** BEGIN Provided data **
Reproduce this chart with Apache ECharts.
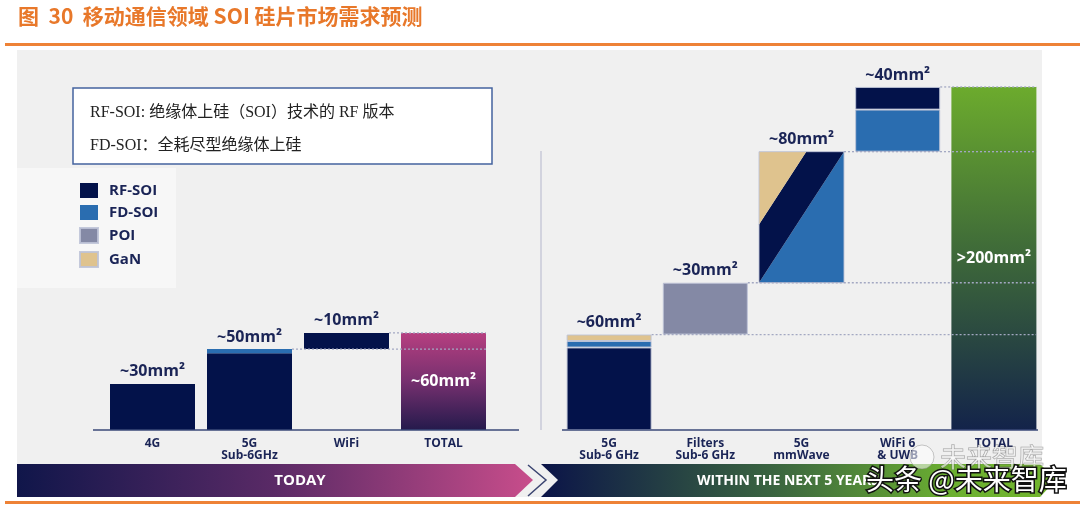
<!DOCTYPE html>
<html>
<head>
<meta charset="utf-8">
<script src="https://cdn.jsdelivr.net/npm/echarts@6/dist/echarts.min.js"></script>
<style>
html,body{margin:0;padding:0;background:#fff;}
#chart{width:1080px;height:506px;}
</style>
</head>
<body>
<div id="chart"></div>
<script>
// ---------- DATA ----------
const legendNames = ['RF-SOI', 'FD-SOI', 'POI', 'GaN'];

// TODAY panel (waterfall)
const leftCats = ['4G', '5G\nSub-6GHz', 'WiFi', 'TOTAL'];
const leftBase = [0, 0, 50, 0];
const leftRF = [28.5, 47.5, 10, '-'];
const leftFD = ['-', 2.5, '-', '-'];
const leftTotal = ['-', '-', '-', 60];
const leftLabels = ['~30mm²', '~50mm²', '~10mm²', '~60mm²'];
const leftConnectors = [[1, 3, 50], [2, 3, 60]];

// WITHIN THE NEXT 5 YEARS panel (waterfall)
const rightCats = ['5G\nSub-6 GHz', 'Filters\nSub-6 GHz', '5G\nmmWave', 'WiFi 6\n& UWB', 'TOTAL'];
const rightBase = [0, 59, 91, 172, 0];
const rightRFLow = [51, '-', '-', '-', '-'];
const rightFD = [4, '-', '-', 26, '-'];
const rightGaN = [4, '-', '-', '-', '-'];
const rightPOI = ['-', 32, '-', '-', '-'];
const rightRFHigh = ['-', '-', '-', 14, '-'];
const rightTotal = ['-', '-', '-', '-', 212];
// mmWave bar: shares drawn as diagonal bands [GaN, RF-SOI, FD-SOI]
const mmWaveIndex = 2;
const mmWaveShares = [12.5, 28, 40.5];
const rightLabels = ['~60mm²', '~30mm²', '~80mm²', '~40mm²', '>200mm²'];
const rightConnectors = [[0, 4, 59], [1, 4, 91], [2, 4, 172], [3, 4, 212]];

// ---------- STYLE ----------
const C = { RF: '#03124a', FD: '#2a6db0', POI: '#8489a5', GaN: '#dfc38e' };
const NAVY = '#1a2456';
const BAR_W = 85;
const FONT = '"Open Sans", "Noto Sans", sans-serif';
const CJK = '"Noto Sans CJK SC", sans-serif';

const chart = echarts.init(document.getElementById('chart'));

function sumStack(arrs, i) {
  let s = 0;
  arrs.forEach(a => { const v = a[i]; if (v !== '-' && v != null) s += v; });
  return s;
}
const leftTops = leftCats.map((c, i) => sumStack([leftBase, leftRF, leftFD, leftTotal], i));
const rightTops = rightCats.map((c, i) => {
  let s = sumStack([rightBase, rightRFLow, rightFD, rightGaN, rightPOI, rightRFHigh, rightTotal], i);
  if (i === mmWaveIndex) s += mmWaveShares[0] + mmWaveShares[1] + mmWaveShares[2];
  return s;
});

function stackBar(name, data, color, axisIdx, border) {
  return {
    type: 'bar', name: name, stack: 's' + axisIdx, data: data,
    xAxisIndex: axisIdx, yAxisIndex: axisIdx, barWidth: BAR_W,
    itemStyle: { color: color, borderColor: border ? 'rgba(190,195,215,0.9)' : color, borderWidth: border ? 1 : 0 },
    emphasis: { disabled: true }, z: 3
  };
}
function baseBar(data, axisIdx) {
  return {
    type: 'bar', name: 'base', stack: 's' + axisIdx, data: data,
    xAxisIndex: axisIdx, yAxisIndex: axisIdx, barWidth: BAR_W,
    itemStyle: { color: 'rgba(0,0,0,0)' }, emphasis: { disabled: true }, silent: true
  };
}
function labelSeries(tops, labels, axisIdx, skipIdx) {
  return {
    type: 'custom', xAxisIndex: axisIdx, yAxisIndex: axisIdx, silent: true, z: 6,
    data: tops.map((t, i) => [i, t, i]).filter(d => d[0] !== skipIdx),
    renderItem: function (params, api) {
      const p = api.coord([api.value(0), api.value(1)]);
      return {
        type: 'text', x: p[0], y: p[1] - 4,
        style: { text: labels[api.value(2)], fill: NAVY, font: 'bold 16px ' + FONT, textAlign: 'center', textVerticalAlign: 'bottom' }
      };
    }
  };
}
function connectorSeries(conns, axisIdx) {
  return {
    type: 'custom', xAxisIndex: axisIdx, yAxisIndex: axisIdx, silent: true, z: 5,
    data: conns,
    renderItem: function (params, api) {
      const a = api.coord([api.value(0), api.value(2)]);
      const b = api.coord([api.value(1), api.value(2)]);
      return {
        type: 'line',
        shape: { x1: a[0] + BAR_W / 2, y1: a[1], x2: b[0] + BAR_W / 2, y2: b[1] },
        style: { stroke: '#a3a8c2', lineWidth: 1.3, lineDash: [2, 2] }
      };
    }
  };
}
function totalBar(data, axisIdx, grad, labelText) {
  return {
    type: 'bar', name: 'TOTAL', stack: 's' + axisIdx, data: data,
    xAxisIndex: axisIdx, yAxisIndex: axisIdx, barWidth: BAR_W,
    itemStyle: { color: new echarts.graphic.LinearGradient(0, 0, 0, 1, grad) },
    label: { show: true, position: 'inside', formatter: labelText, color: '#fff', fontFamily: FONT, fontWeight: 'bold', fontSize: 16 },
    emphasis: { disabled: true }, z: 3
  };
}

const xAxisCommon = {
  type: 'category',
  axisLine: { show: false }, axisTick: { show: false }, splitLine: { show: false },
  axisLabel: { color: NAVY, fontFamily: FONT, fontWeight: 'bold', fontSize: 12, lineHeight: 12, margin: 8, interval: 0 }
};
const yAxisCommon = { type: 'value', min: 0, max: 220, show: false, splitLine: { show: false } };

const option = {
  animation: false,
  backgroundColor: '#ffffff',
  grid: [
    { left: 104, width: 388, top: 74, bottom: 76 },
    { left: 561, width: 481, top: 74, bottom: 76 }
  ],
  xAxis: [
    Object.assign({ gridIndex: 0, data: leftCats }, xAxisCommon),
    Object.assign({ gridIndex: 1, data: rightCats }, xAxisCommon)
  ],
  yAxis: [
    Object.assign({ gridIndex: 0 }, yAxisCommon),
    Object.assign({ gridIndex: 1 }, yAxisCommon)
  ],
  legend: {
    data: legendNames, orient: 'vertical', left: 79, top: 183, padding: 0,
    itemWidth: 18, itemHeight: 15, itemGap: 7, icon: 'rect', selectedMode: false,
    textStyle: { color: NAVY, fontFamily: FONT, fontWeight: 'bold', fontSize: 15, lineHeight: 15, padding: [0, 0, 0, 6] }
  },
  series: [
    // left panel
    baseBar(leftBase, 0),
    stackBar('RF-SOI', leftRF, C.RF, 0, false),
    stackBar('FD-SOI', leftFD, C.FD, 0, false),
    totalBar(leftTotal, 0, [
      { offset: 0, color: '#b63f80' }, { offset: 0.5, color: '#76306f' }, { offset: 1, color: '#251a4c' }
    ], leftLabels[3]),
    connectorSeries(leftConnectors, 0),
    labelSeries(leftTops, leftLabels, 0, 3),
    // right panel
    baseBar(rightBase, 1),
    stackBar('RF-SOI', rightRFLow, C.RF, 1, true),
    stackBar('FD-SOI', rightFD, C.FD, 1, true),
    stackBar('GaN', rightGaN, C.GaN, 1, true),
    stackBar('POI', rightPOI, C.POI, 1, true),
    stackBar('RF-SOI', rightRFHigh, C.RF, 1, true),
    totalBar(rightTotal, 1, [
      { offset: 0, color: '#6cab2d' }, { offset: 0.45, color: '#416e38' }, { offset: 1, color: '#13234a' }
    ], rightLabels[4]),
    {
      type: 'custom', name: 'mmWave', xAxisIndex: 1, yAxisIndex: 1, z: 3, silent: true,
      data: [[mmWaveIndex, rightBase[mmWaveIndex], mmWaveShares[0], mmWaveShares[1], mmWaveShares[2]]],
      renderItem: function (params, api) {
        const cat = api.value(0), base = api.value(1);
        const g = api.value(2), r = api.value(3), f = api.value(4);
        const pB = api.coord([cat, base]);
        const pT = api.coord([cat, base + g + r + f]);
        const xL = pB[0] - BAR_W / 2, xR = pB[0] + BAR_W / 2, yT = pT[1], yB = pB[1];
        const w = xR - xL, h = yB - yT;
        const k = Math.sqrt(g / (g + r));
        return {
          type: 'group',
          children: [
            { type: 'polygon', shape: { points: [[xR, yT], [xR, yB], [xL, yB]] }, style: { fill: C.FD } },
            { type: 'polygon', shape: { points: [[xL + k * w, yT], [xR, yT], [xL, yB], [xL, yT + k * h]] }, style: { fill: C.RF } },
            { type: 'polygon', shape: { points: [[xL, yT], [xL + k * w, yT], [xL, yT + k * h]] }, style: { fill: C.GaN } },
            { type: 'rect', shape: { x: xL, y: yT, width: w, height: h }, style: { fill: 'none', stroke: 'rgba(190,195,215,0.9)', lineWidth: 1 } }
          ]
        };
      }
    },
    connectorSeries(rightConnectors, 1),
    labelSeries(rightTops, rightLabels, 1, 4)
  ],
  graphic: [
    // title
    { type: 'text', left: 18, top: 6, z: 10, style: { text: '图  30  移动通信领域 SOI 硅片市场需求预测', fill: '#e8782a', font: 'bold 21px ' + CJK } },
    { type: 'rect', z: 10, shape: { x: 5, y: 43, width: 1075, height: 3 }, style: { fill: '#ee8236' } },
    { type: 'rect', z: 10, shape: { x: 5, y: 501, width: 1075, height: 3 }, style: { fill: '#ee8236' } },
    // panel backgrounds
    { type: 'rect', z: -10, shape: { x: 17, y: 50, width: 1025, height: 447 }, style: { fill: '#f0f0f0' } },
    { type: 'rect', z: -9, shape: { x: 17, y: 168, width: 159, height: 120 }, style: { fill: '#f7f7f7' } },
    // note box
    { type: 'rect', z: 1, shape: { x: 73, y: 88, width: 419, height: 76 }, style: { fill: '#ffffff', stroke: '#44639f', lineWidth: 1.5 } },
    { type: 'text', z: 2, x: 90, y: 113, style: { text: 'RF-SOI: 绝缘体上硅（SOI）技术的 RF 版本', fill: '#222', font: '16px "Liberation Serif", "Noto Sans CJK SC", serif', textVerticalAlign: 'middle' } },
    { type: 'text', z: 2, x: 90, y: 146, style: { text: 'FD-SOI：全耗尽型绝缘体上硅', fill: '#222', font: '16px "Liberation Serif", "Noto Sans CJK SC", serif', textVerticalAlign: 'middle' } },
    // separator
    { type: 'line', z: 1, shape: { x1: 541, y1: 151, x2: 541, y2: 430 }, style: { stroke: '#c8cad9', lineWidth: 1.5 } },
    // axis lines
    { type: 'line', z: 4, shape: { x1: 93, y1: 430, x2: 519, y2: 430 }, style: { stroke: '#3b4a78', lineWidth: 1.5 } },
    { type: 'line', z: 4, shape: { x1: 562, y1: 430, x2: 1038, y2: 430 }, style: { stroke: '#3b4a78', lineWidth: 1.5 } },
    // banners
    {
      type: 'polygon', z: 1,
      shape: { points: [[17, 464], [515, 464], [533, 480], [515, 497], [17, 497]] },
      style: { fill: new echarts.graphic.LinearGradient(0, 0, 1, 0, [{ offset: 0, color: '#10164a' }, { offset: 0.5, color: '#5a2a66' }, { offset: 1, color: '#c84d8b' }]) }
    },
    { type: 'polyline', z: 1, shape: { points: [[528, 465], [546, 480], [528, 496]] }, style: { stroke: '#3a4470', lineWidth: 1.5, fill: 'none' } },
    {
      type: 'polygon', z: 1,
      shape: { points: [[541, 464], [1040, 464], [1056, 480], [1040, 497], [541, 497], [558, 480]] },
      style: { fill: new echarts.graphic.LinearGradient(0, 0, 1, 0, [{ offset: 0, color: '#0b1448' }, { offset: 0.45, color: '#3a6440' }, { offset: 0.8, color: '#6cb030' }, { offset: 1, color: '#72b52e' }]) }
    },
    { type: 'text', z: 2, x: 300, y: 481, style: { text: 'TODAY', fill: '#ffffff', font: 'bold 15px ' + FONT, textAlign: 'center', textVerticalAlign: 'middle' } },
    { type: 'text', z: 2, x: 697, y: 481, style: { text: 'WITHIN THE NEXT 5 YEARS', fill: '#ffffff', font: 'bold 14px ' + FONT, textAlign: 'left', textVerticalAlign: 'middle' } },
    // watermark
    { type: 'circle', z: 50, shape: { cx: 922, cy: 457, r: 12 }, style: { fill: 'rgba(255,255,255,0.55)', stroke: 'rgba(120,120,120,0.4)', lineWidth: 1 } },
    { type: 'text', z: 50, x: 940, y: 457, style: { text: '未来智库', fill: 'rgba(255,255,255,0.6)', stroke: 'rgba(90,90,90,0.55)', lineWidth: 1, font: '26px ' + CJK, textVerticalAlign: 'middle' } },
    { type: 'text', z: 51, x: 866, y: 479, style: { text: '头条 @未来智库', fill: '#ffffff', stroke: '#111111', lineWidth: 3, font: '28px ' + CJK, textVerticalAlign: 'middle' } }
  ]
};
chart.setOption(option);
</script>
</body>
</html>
** END Provided data **
* [What the exercise asks]:
Everything from the top line of the data down to and including the line with "const leftConnectors = [[1, 3, 50], [2, 3, 60]];" is to be copied, except the pictures.

* [Response for this exercise]:
Reproduce this chart with Apache ECharts.
<!DOCTYPE html>
<html>
<head>
<meta charset="utf-8">
<script src="https://cdn.jsdelivr.net/npm/echarts@6/dist/echarts.min.js"></script>
<style>
html,body{margin:0;padding:0;background:#fff;}
#chart{width:1080px;height:506px;}
</style>
</head>
<body>
<div id="chart"></div>
<script>
// ---------- DATA ----------
const legendNames = ['RF-SOI', 'FD-SOI', 'POI', 'GaN'];

// TODAY panel (waterfall)
const leftCats = ['4G', '5G\nSub-6GHz', 'WiFi', 'TOTAL'];
const leftBase = [0, 0, 50, 0];
const leftRF = [28.5, 47.5, 10, '-'];
const leftFD = ['-', 2.5, '-', '-'];
const leftTotal = ['-', '-', '-', 60];
const leftLabels = ['~30mm²', '~50mm²', '~10mm²', '~60mm²'];
const leftConnectors = [[1, 3, 50], [2, 3, 60]];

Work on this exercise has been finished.